Gay “citizen scientist” tracked a COVID outbreak and helped the CDC update guidance

Michael Donnelly
Michael Donnelly Photo: Michael Donnelly/Facebook

The CDC is crediting a gay scientist for collecting and providing vital data about the coronavirus delta variant that helped them change their guidance to respond to the fast-spreading, more infectious version of COVID-19.

“Citizen scientist” Michael Donnelly used his and his husband’s network to personally document what’s now being considered an outbreak that took place in Provincetown, Massachusetts over the Fourth of July weekend. Donnelly’s compiled the information on his website and shared it with the CDC “practically in real time,” according to NPR.

Related: Republicans now want you to get the vaccine. But they also keep lying about it.

Donnelly and his husband didn’t personally travel to Provincetown, which is a favorite summer vacation town for many LGBTQ people. But he noticed that many people he knew that did were either getting sick or showing symptoms of COVID-19, even those that had been vaccinated from the virus.

Donnelly’s sourcing of information began with him texting friends on July 9.  “What was really concerning about this was it sounded like entire houses were coming down with breakthrough infections,” he told NPR. “That full allotment of people that I know that I would expect over the course of this year to get a breakthrough infection were getting a breakthrough infection in a single week.”

A data scientist in New York City by trade, Donnelly had already worked to forecast the pandemic as it happened through the pandemic with a small team of independent researchers working for the state of New York. His work in that capacity had ended, however, and he know declaring an outbreak takes week of research.

So Donnelly began compiling information on his own website,, which he founded along with Dr. Michael LeVasseur, a professor at Drexel University in Philadelphia.

“Michael’s known as the COVID data guy, [so] when he started asking about it, I was like, ‘Oh, this makes a lot of sense that he’s going to be pulling something together,'” said Zorik Pesochinsky, who was in Provincetown on the Fourth, who added that “the lines were even longer — the bars were even busier and more full” than years prior.

Donnelly documented about 51 people with cases of positive coronavirus tests, all seeming to originate from Provincetown, in under three days. He said he had no qualms getting the information from people because they wanted to help themselves and others.

“The norms of the gay community say: Share your medical history, share your risks with other people so that they can be responsible and take care of themselves as well. That came with years of practice within the community, particularly around HIV and AIDS,” Donnelly said.

He contacted the deputy incident manager for COVID-19 Response at the CDC, Dr. Demetre Daskalakis, on July 12, a week after the Fourth of July weekend concluded.

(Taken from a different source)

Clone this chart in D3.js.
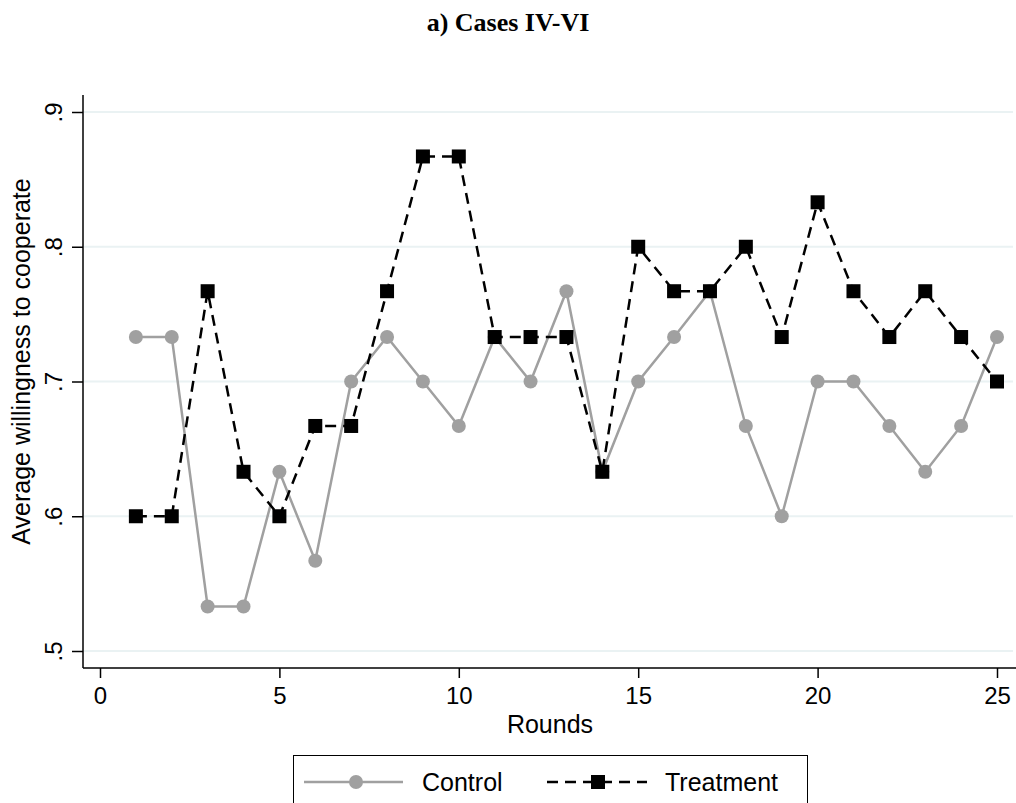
<!DOCTYPE html>
<html>
<head>
<meta charset="utf-8">
<script src="https://cdn.jsdelivr.net/npm/d3@7"></script>
<style>
  body { margin: 0; background: #fff; }
  svg { display: block; font-family: 'Liberation Sans', Arial, sans-serif; }
</style>
</head>
<body>
<div id="chart"></div>
<script>
const rounds = d3.range(1, 26)
const control = [.733, .733, .533, .533, .633, .567, .7, .733, .7, .667, .733, .7, .767,
  .633, .7, .733, .767, .667, .6, .7, .7, .667, .633, .667, .733]
const treatment = [.6, .6, .767, .633, .6, .667, .667, .767, .867, .867, .733, .733, .733,
  .633, .8, .767, .767, .8, .733, .833, .767, .733, .767, .733, .7]
const xTicks = [0, 5, 10, 15, 20, 25]
const yTicks = [.5, .6, .7, .8, .9]

const width = 1016
const height = 803
const gray = '#a0a0a0'

const svg = d3.select('#chart').append('svg')
  .attr('width', width)
  .attr('height', height)

const x = d3.scaleLinear().domain([0, 25]).range([100, 997])
const y = d3.scaleLinear().domain([.5, .9]).range([651, 112])

// title
svg.append('text')
  .attr('x', 508)
  .attr('y', 31)
  .attr('text-anchor', 'middle')
  .attr('font-family', "'Liberation Serif', 'Times New Roman', serif")
  .attr('font-weight', 'bold')
  .attr('font-size', '26px')
  .text('a) Cases IV-VI')

// grid
svg.append('g')
  .selectAll('line')
  .data(yTicks)
  .join('line')
  .attr('x1', 84)
  .attr('x2', 1013)
  .attr('y1', d => y(d))
  .attr('y2', d => y(d))
  .attr('stroke', '#eaf2f3')
  .attr('stroke-width', 2)

// x axis
const xAxis = svg.append('g')
  .attr('transform', 'translate(0,668)')
  .call(d3.axisBottom(x).tickValues(xTicks).tickSize(10).tickPadding(9).tickSizeOuter(0))
xAxis.select('.domain').remove()
xAxis.append('line')
  .attr('x1', 83).attr('x2', 1016)
  .attr('stroke', '#000').attr('stroke-width', 1.5)
xAxis.selectAll('.tick line').attr('stroke-width', 1.5)
xAxis.selectAll('.tick text')
  .attr('font-size', '24px')
  .attr('font-family', "'Liberation Sans', Arial, sans-serif")
  .attr('fill', '#000')

svg.append('text')
  .attr('x', 550)
  .attr('y', 733)
  .attr('text-anchor', 'middle')
  .attr('font-size', '25px')
  .text('Rounds')

// y axis
const yAxis = svg.append('g')
  .attr('transform', 'translate(83,0)')
  .call(d3.axisLeft(y).tickValues(yTicks).tickSize(11).tickFormat(d => d3.format('.1f')(d).replace(/^0/, '')).tickSizeOuter(0))
yAxis.select('.domain').remove()
yAxis.append('line')
  .attr('y1', 95).attr('y2', 668)
  .attr('stroke', '#000').attr('stroke-width', 1.5)
yAxis.selectAll('.tick line').attr('stroke-width', 1.5)
yAxis.selectAll('.tick text')
  .attr('font-size', '24px')
  .attr('font-family', "'Liberation Sans', Arial, sans-serif")
  .attr('fill', '#000')
  .attr('text-anchor', 'middle')
  .attr('dy', 0)
  .attr('x', 0)
  .attr('transform', 'translate(-21,0) rotate(-90)')

svg.append('text')
  .attr('transform', `translate(30,${(y(.5) + y(.9)) / 2 - 20}) rotate(-90)`)
  .attr('text-anchor', 'middle')
  .attr('font-size', '25px')
  .text('Average willingness to cooperate')

// series
const line = d3.line().x((d, i) => x(rounds[i])).y(d => y(d))

svg.append('path')
  .datum(control)
  .attr('d', line)
  .attr('fill', 'none')
  .attr('stroke', gray)
  .attr('stroke-width', 2.5)

svg.append('g')
  .selectAll('circle')
  .data(control)
  .join('circle')
  .attr('cx', (d, i) => x(rounds[i]))
  .attr('cy', d => y(d))
  .attr('r', 7)
  .attr('fill', gray)

svg.append('path')
  .datum(treatment)
  .attr('d', line)
  .attr('fill', 'none')
  .attr('stroke', '#000')
  .attr('stroke-width', 2.5)
  .attr('stroke-dasharray', '11,7')

const sq = 14
svg.append('g')
  .selectAll('rect')
  .data(treatment)
  .join('rect')
  .attr('x', (d, i) => x(rounds[i]) - sq / 2)
  .attr('y', d => y(d) - sq / 2)
  .attr('width', sq)
  .attr('height', sq)
  .attr('fill', '#000')

// legend
const legend = svg.append('g')
legend.append('rect')
  .attr('x', 293.5)
  .attr('y', 755.5)
  .attr('width', 514)
  .attr('height', 60)
  .attr('fill', '#fff')
  .attr('stroke', '#000')
  .attr('stroke-width', 1)

const ly = 782
legend.append('line')
  .attr('x1', 304).attr('x2', 403).attr('y1', ly).attr('y2', ly)
  .attr('stroke', gray).attr('stroke-width', 2.5)
legend.append('circle')
  .attr('cx', 356).attr('cy', ly).attr('r', 7).attr('fill', gray)
legend.append('text')
  .attr('x', 422).attr('y', ly).attr('dy', '0.35em')
  .attr('font-size', '25px')
  .text('Control')

legend.append('line')
  .attr('x1', 547).attr('x2', 647).attr('y1', ly).attr('y2', ly)
  .attr('stroke', '#000').attr('stroke-width', 2.5)
  .attr('stroke-dasharray', '11,7')
legend.append('rect')
  .attr('x', 598 - sq / 2).attr('y', ly - sq / 2)
  .attr('width', sq).attr('height', sq).attr('fill', '#000')
legend.append('text')
  .attr('x', 665).attr('y', ly).attr('dy', '0.35em')
  .attr('font-size', '25px')
  .text('Treatment')
</script>
</body>
</html>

Thanks to Donnelly, “We triggered the investigation as people were getting symptomatic,” Daskalakis said, virtually at “warp speed.”

The next day, Massachusetts health officials and CDC staff across the country had access to information and analysis that typically takes weeks.

“It’s quite certain that if we didn’t have the heads-up from Michael — because of what he was seeing among his friends with his statistician hat on — we wouldn’t have heard about it as rapidly,” Daskalakis said.

“It’s not the easiest thing in the world to go to a meeting with 10 CDC epidemiology experts and explain the intricacies of Circuit Week versus Bear Week and just how many hundreds of people they can squeeze into those spaces with terrible music,” Donnelly told NPR.

“I’ve been telling my friends, you haven’t lived until you’ve talked about twinks with the CDC.”

On July 27, the CDC announced an updated guidance for people who were vaccinated, recommending that they wear masks in indoor spaces whenever possible.

On July 30, a full report of the Provincetown outbreak was released. 469 cases were documented in Massachusetts, with 90 percent of the virus specimens analyzed being determined as products of the delta variant.

346 of the cases occurred in people who were fully vaccinated. Only four of them were hospitalized, and zero deaths have been reported.